Les Quinze ont manifesté, le 15 mai, leur mécontentement à l'égard de la Turquie qui bloque un accord entre l'Union européenne et l'Alliance atlantique, mais certains espèrent qu'une solution sera trouvée à la réunion des ministres des Affaires étrangères de l'OTAN fin mai à Budapest. La Turquie "devra changer" d'attitude, a jugé le ministre français de la Défense Alain Richard. "Il n'y a pas d'avantages pour nos amis turcs à maintenir cette position négative, ce n'est pas cohérent avec leurs intérêts de rapprochement avec l'Europe", a-t-il dit. Le ministre allemand de la Défense Rudolf Scharping a aussi haussé le ton, affirmant que la Turquie n'empêcherait par les Quinze d'avancer sur l'Europe de la défense.

Depuis des mois, Ankara bloque un accord entre l'UE et l'OTAN sur l'accès de l'Union aux moyens de planification de l'Alliance atlantique. Ankara veut que cet accès soit décidé au cas par cas et non "garanti et permanent", comme le demandent les Quinze. Les Quinze ont proposé l'an dernier à ces pays des consultations étroites sur la politique européenne de défense, mais il n'est pas question qu'ils participent pleinement aux décisions. La Turquie, membre de l'OTAN mais non de l'UE, refuse de se contenter de ces consultations et juge que sa position géostratégique lui donne le droit de participer pleinement au processus de décision, comme si elle était un Etat membre de l'UE, ce que les Quinze jugent impossible. La Turquie s'inquiète surtout d'être absente d'un organe de décision sur des questions de sécurité auquel participe la Grèce.
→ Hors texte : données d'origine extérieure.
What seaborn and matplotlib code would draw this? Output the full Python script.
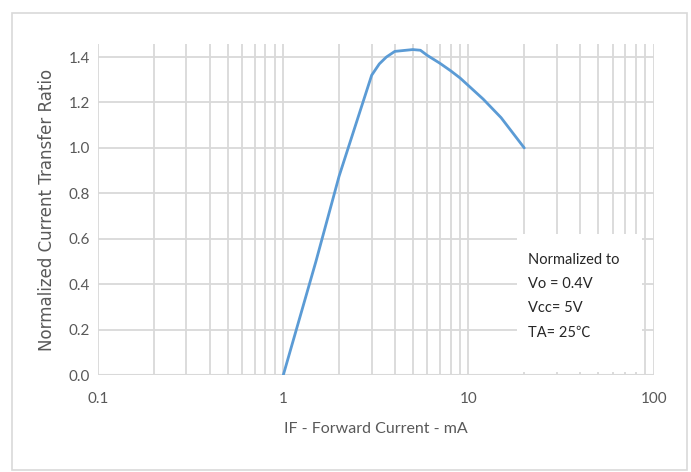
import matplotlib
matplotlib.use("Agg")
from matplotlib import pyplot as plt
from matplotlib.patches import Rectangle
import numpy as np
import pandas as pd
import seaborn as sns

# values
forward_current = [1, 1.5, 2, 2.5, 3, 3.3, 3.6, 4, 5, 5.5, 6, 7, 8, 9, 10, 12, 15, 20]
ctr_ratio = [0.0, 0.5, 0.875, 1.12, 1.32, 1.37, 1.40, 1.425, 1.433, 1.43, 1.407,
             1.373, 1.34, 1.308, 1.274, 1.215, 1.133, 1.0]
y_ticks = [0.0, 0.2, 0.4, 0.6, 0.8, 1.0, 1.2, 1.4]
x_ticks = [0.1, 1, 10, 100]
x_tick_labels = ["0.1", "1", "10", "100"]
note_lines = ["Normalized to", "Vo = 0.4V", "Vcc= 5V", "TA= 25\u2103"]

df = pd.DataFrame({"IF": forward_current, "CTR": ctr_ratio})

sns.set_theme(style="white")
plt.rcParams["font.family"] = ["Lato", "DejaVu Sans"]

fig = plt.figure(figsize=(6.91, 4.72), dpi=100)
ax = fig.add_axes([0.142, 0.2055, 0.804, 0.7015])

grid_c = "#d9d9d9"
txt_c = "#595959"

sns.lineplot(data=df, x="IF", y="CTR", ax=ax, color="#5B9BD5", linewidth=2.0,
             zorder=3)
ax.set_xscale("log")
ax.set_xlim(0.1, 100)
ax.set_ylim(0, 1.458)

# excel-style grid: every minor decade step on x, 0.2 steps on y
minor_x = [m * 10.0 ** e for e in range(-1, 2) for m in range(1, 10)] + [100]
for xv in minor_x:
    ax.axvline(xv, color=grid_c, lw=1.3, zorder=1)
for yv in y_ticks[1:]:
    ax.axhline(yv, color=grid_c, lw=1.3, zorder=1)
ax.axhline(0, color=grid_c, lw=1.5, zorder=2)

for s in ax.spines.values():
    s.set_visible(False)

ax.set_xticks(x_ticks)
ax.set_xticklabels(x_tick_labels)
ax.xaxis.set_minor_locator(matplotlib.ticker.NullLocator())
ax.set_yticks(y_ticks)
ax.set_yticklabels([f"{v:.1f}" for v in y_ticks])
ax.tick_params(axis="both", length=0, labelsize=11, colors=txt_c)
ax.tick_params(axis="x", pad=12)
ax.tick_params(axis="y", pad=6)

ax.set_xlabel("IF - Forward Current - mA", fontsize=11.5, color=txt_c, labelpad=12)
ax.set_ylabel("Normalized Current Transfer Ratio", fontsize=12, color=txt_c,
              family=["DejaVu Sans"], labelpad=9)

# white note box covering the grid
ax.add_patch(Rectangle((0.754, 0.01), 0.225, 0.415, transform=ax.transAxes,
                       facecolor="white", edgecolor="none", zorder=4))
for i, line in enumerate(note_lines):
    ax.text(0.774, 0.346 - i * 0.0725, line, transform=ax.transAxes, fontsize=10.5,
            color="#262626", va="center", zorder=5,
            family=["Lato", "Noto Sans CJK SC", "DejaVu Sans"])

# light frame around the whole chart
fig.patches.append(Rectangle((12 / 691, 2 / 472), 675 / 691, 457 / 472,
                             transform=fig.transFigure, fill=False,
                             edgecolor=grid_c, lw=1.2))

fig.savefig("out.png", dpi=100)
L'ancien ministre des Affaires étrangères, Ilter Turkmen, a mis en garde contre une telle escalade, soulignant qu'elle compromettrait les espoirs de la Turquie d'adhérer à l'UE : " Si nous donnons l'impression d'être les éternels fauteurs de trouble, le processus d'adhésion de la Turquie va en pâtir ". Il écarte le scénario " catastrophe " d'une intervention de l'UE à Chypre, soulignant que l'Union n'est pas une coalition anti-turque et que ses membres sont des alliés de l'OTAN. Mais le chef de la diplomatie turque Ismail Cem a répliqué que "ce ne sera pas la fin du monde" si aucun accord n'est trouvé avant la réunion de Budapest.